IDF: Palestinian gunmen ‘fortified’ Jenin mosque, dug tunnel underneath
Military releases footage of house of worship turned into outpost and weapons cache for members of terror groups, amid major operation in northern West Bank city
Emanuel (Mannie) Fabian is The Times of Israel's military correspondent
The Israel Defense Forces on Tuesday accused Palestinian gunmen in the West Bank city of Jenin of turning a mosque into a “fortified” hideout, complete with an underground tunnel and a cache of weapons.
Israeli forces gained control of the al-Ansari mosque on Monday afternoon, following a shootout with Palestinian gunmen in the area, during the course of a major counterterrorism operation against the Jenin refugee camp.
The IDF said it carried out a drone strike against the armed Palestinians outside the mosque and later managed to break in.
On the ground floor, troops found two tunnel openings that the army said were connected. Explosives, weapons, and other military equipment were found inside the holes and scattered across the mosque.

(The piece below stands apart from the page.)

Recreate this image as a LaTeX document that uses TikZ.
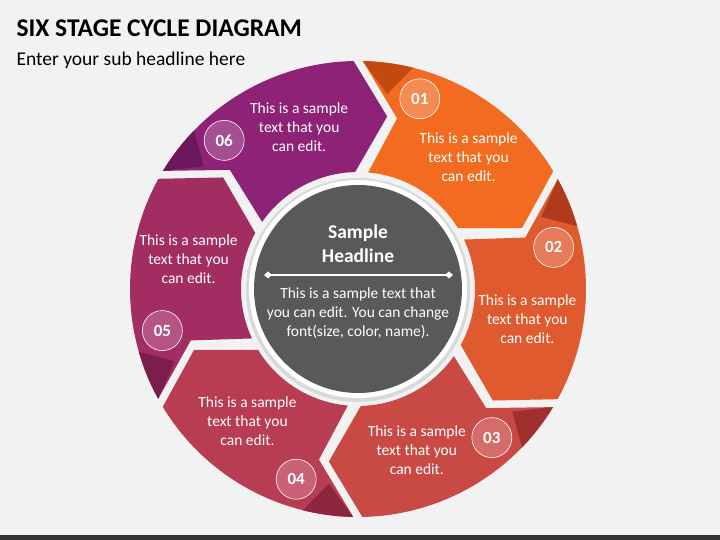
\documentclass[tikz,border=0pt]{standalone}
\usepackage{fontspec}
\setmainfont{Carlito}
\definecolor{bgcol}{HTML}{F2F2F2}
\definecolor{segA}{HTML}{F26B21}\definecolor{darkA}{HTML}{C2490F}\definecolor{liteA}{HTML}{F48B55}
\definecolor{segB}{HTML}{DF5A2E}\definecolor{darkB}{HTML}{B03A1C}\definecolor{liteB}{HTML}{E57B5B}
\definecolor{segC}{HTML}{C94A45}\definecolor{darkC}{HTML}{A0302E}\definecolor{liteC}{HTML}{D46D69}
\definecolor{segD}{HTML}{B83C52}\definecolor{darkD}{HTML}{8E2640}\definecolor{liteD}{HTML}{C96276}
\definecolor{segE}{HTML}{A22D62}\definecolor{darkE}{HTML}{7B1E4C}\definecolor{liteE}{HTML}{B65585}
\definecolor{segF}{HTML}{8E2277}\definecolor{darkF}{HTML}{6C185B}\definecolor{liteF}{HTML}{A54E92}
\definecolor{hubgray}{HTML}{595959}
\begin{document}
\begin{tikzpicture}[x=1pt,y=1pt,
  numdot/.style={circle, draw=white, line width=0.6pt, minimum size=40pt, inner sep=0pt,
    text=white, font=\fontsize{17}{17}\selectfont\bfseries},
  segtext/.style={align=center, text=white, font=\fontsize{15.5}{19}\selectfont},
  hubtext/.style={align=center, text=white, font=\fontsize{15.5}{19}\selectfont}]
% background
\fill[bgcol] (0,0) rectangle (720,540);
\fill[black!80] (0,0) rectangle (720,5);
\node[anchor=west, font=\fontsize{25.5}{25.5}\selectfont\bfseries] (title) at (13,512) {SIX STAGE CYCLE DIAGRAM};
\node[anchor=west, font=\fontsize{19.5}{19.5}\selectfont] (sub) at (13,480) {Enter your sub headline here};

\begin{scope}[shift={(358,251)}]
%six arrow segments
\foreach \i/\ang/\col in {1/60/A,2/0/B,3/-60/C,4/-120/D,5/180/E,6/120/F}{
  \fill[seg\col] (\ang+28.8:228) arc[start angle=\ang+28.8, end angle=\ang-28.9, radius=228]
    -- (\ang-39.6:175) -- (\ang-28.6:117)
    arc[start angle=\ang-28.6, end angle=\ang+25, radius=117]
    -- (\ang+17.1:175) -- cycle;
  \fill[dark\col] (\ang+28.8:228) arc[start angle=\ang+28.8, end angle=\ang+16, radius=228]
    -- (\ang+21.5:197) -- cycle;
  \node[numdot, fill=lite\col] (n\i) at (\ang+12:200) {0\i};
  \node[segtext] (t\i) at (\ang-10:172) {This is a sample\\text that you\\can edit.};
}
%hub
\fill[black!15] (0,-1) circle (112);
\fill[white] (0,0) circle (109);
\fill[hubgray] (0,0) circle (104);
\node[hubtext, font=\fontsize{19.5}{24}\selectfont\bfseries] (head) at (0,45) {Sample\\Headline};
\coordinate (ll) at (-90,14);
\coordinate (lr) at (91,14);
\draw[white, line width=1.2pt] (ll) -- (lr);
\fill[white] (ll) +(-4,0) -- +(0,3.5) -- +(4,0) -- +(0,-3.5) -- cycle;
\fill[white] (lr) +(-4,0) -- +(0,3.5) -- +(4,0) -- +(0,-3.5) -- cycle;
\node[hubtext] (body) at (0,-24) {This is a sample text that\\you can edit. You can change\\font(size, color, name).};
\end{scope}
\end{tikzpicture}
\end{document}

“All of this excavation work in the mosque has turned it into a fortified site,” said Lt. Col. “Mem,” the commander of the elite Egoz unit, who can only be identified by his rank and initial of his first name in Hebrew.

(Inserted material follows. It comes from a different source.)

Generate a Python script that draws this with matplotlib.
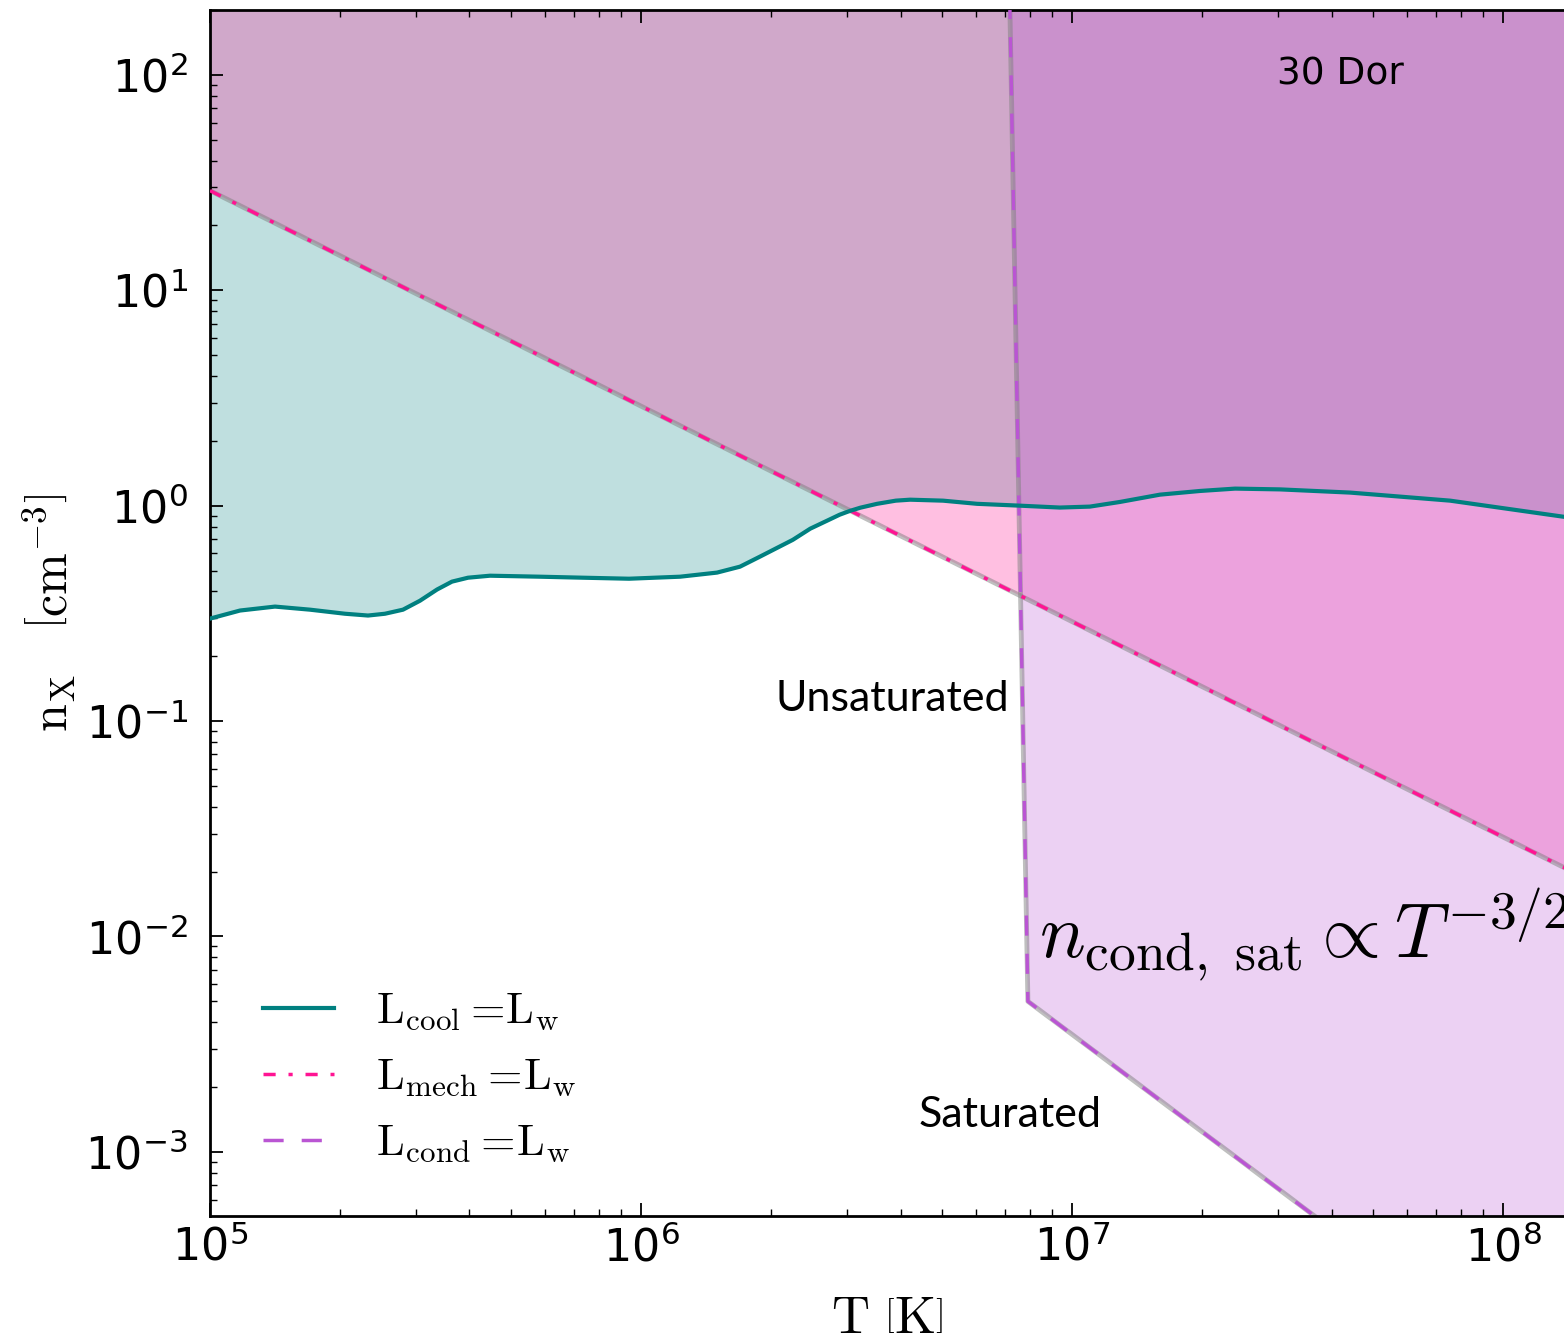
"""
plot.py

Density-temperature diagram of the hot X-ray gas: where cooling,
mechanical and conductive losses balance the wind luminosity.
"""

#####################################
# Import Modules
#####################################

import matplotlib
matplotlib.use("Agg")
import matplotlib.pyplot as plt

#####################################
# Data
#####################################

# L_cool = L_w curve (temperature in K, density in cm^-3)
T_COOL = [1.0e5, 1.174e5, 1.415e5, 1.706e5, 2.057e5, 2.326e5, 2.547e5, 2.804e5,
          3.07e5, 3.363e5, 3.643e5, 3.969e5, 4.463e5, 5.83e5, 7.335e5, 9.38e5,
          1.232e6, 1.501e6, 1.697e6, 1.888e6, 2.05e6, 2.25e6, 2.47e6, 2.70e6,
          2.89e6, 3.05e6, 3.23e6, 3.53e6, 3.9e6, 4.21e6, 5.02e6, 6.02e6, 7.57e6,
          9.37e6, 1.10e7, 1.29e7, 1.60e7, 1.98e7, 2.39e7, 3.04e7, 4.42e7,
          7.54e7, 1.40e8]
N_COOL = [0.299, 0.326, 0.340, 0.329, 0.315, 0.309, 0.315, 0.329,
          0.362, 0.408, 0.444, 0.463, 0.473, 0.468, 0.463, 0.458,
          0.468, 0.489, 0.521, 0.580, 0.631, 0.694, 0.782, 0.851,
          0.908, 0.945, 0.979, 1.02, 1.055, 1.066, 1.055, 1.02, 1.0,
          0.98, 0.99, 1.04, 1.125, 1.17, 1.20, 1.19, 1.15,
          1.055, 0.885]

# L_mech = L_w line
T_MECH = [1.0e5, 1.5e8]
N_MECH = [29.0, 0.0193]

# L_cond = L_w line (unsaturated, then saturated branch)
T_COND = [7.15e6, 7.9e6, 4.0e7]
N_COND = [300.0, 5.0e-3, 4.4e-4]

LEGEND_LABELS = [r"$\mathrm{L_{cool}=\!L_w}$",
                 r"$\mathrm{L_{mech}=\!L_w}$",
                 r"$\mathrm{L_{cond}=\!L_w}$"]

X_LIM = (1.0e5, 1.385e8)
Y_LIM = (5.04e-4, 200.0)

TEAL = "teal"
PINK = "deeppink"
ORCHID = "mediumorchid"

#####################################
# Figure setup
#####################################

plt.rcParams["axes.unicode_minus"] = False

fig = plt.figure(figsize=(15.64, 13.44), dpi=100)
ax = fig.add_axes([210 / 1564, 1 - 1216 / 1344, 1 - 210 / 1564, 1206 / 1344])
ax.set_xscale("log")
ax.set_yscale("log")

#####################################
# Shaded regions (overlapping translucent layers)
#####################################

far_top = 1.0e4
far_right = 1.0e10

# above the cooling curve
ax.fill(T_COOL + [T_COOL[-1], T_COOL[0]], N_COOL + [far_top, far_top],
        color=TEAL, alpha=0.25, lw=0, zorder=1)
# above the mechanical line
ax.fill(T_MECH + [T_MECH[-1], T_MECH[0]], N_MECH + [far_top, far_top],
        color=PINK, alpha=0.27, lw=0, zorder=1)
# right of the conduction line
ax.fill(T_COND + [far_right, far_right], N_COND + [N_COND[-1], N_COND[0]],
        color=ORCHID, alpha=0.27, lw=0, zorder=1)

# grey region edges under the dashed lines
ax.plot(T_MECH, N_MECH, color="gray", alpha=0.5, lw=3.5, zorder=2)
ax.plot(T_COND, N_COND, color="gray", alpha=0.5, lw=3.5, zorder=2)

#####################################
# Lines
#####################################

ax.plot(T_COOL, N_COOL, color=TEAL, lw=3, zorder=4, label=LEGEND_LABELS[0],
        solid_joinstyle="round")
ax.plot(T_MECH, N_MECH, color=PINK, lw=2.5, dashes=(3.5, 3.7, 1.2, 3.7),
        zorder=3, label=LEGEND_LABELS[1])
ax.plot(T_COND, N_COND, color=ORCHID, lw=2.5, dashes=(5.8, 5.2),
        zorder=3, label=LEGEND_LABELS[2])

#####################################
# Annotations
#####################################

ax.text(2.99e7, 89.9, "30 Dor", fontsize=27, family="DejaVu Sans", va="baseline")
ax.text(2.05e6, 0.111, "Unsaturated", fontsize=31, family="Lato", va="baseline")
ax.text(4.4e6, 1.3e-3, "Saturated", fontsize=31, family="Lato", va="baseline")
ax.text(8.4e6, 7.9e-3, r"$n_{\rm cond,\ sat} \propto T^{-3/2}$",
        fontsize=55, math_fontfamily="cm", va="baseline", clip_on=False)

#####################################
# Axes styling
#####################################

ax.set_xlim(*X_LIM)
ax.set_ylim(*Y_LIM)

ax.tick_params(which="major", direction="in", length=9.5, width=1.3,
               top=True, right=False, labelsize=32)
ax.tick_params(which="minor", direction="in", length=5, width=1,
               top=True, right=False)
ax.tick_params(axis="x", which="major", pad=7)
ax.tick_params(axis="y", which="major", pad=16)

ax.spines["right"].set_visible(False)
for side in ["left", "bottom", "top"]:
    ax.spines[side].set_linewidth(2)

ax.set_xlabel(r"$\mathrm{T}\ \left[\mathrm{K}\right]$", fontsize=38,
              math_fontfamily="cm")
ax.set_ylabel(r"$\mathrm{n_X}\quad\left[\mathrm{cm}^{-3}\right]$", fontsize=36,
              math_fontfamily="cm")
ax.xaxis.set_label_coords(0.5, -0.063)
ax.yaxis.set_label_coords(-0.097, 0.5)

leg = ax.legend(loc="center left", bbox_to_anchor=(0.039, 0.1148),
                frameon=False, fontsize=32, handlelength=1.6,
                handletextpad=0.95, labelspacing=0.5, borderpad=0,
                borderaxespad=0)
for txt in leg.get_texts():
    txt.set_math_fontfamily("cm")

fig.savefig("out.png", dpi=100)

Footage released by the army showed dozens of sandbags and stones piled up across the ground floor of the mosque.
Mem said the fortification of the mosque and the tunnel digging likely took the gunmen a long time to carry out.
The equipment was seized, the weapons were destroyed, and the tunnel was rendered inoperable, the IDF said.
The military’s operation in Jenin was set to continue Tuesday following a mostly uneventful night that saw Palestinian gunmen choosing not to fight Israeli forces, potentially signaling an approaching end to the campaign, now in its second day.
Israel launched the major operation early Monday to crack down on what it says is a hotbed of terror in the city. A number of attacks on Israelis in recent years have been carried out by Palestinians from the area, and observers say the Palestinian Authority has little control on the ground.
The IDF’s operation has focused on a local wing of the Palestinian Islamic Jihad terror group known as the Jenin Battalion, as well as other smaller armed groups in the city and refugee camp.
Over 1,000 IDF troops were involved in the campaign, which appeared to be the largest in the West Bank in some 20 years.
Palestinian health officials said Tuesday morning that ten people were killed and at least 100 others were wounded, including 20 listed in serious condition, during Israeli airstrikes and in clashes with Israeli forces the previous day.
All of the slain Palestinians were involved in the fighting, but there were some noncombatants among the wounded, according to the IDF.
The IDF said that since the early hours of Monday, troops had questioned over 120 Palestinian suspects. Some were released, while others were taken in for additional questioning.
The IDF believes there were some 300 Palestinian gunmen in the Jenin refugee camp. IDF spokesman Rear Admiral Daniel Hagari said the military had intelligence on the identities of at least 160 armed Palestinians.
Some 3,000 Palestinians streamed out of the Jenin refugee camp on Monday night to escape the fighting, although the IDF said it had not ordered an evacuation and that there was no closure on Jenin.
The military operation began shortly after 1 a.m. on Monday with a series of airstrikes against multiple targets in the city, including a joint war room shared by various armed groups in the city.
Throughout the campaign, the IDF said, troops located and demolished weapon storage sites, explosives labs with hundreds of primed devices, war rooms used by Palestinian gunmen to observe Israeli forces, and other “terror infrastructure.”
Troops also clashed with armed Palestinians and carried out some 20 drone strikes against various targets in the refugee camp.
Internally, the military has referred to the operation by name, calling it “Bayit Vegan,” literally Home and Garden, a reference to Jenin’s biblical name, and the term has been used by Prime Minister Benjamin Netanyahu as well. But the IDF Spokesperson’s Unit has insisted that the operation has no official name.
The military appeared to be downplaying the scale of the campaign by not giving it a name. Hagari, the spokesman, has called it a “brigade-level raid.”
For weeks, there was speculation about a major Israeli military operation in the West Bank, following a string of shooting attacks and intense resistance to IDF raids in Palestinian cities.
The northern West Bank, and especially the city of Jenin and its environs, has long been considered by the IDF as a hotbed of terrorism, highlighted by a string of attacks in early 2022, many of which were carried out by residents of the area.
According to the IDF, since last year, some 50 shooting attacks were carried out by residents of the area, and 19 wanted Palestinians escaped to Jenin to seek refuge there from Israeli forces.
Tensions between Israelis and Palestinians have been high across the West Bank for the past year and a half, with the military carrying out near-nightly raids, amid a series of deadly Palestinian terror attacks.
Since the beginning of this year, Palestinian attacks in Israel and the West Bank have killed 24 people.
According to a tally by The Times of Israel, 144 West Bank Palestinians have been killed during that time — most of them during clashes with security forces or while carrying out attacks, but some were uninvolved civilians and others were killed under unclear circumstances.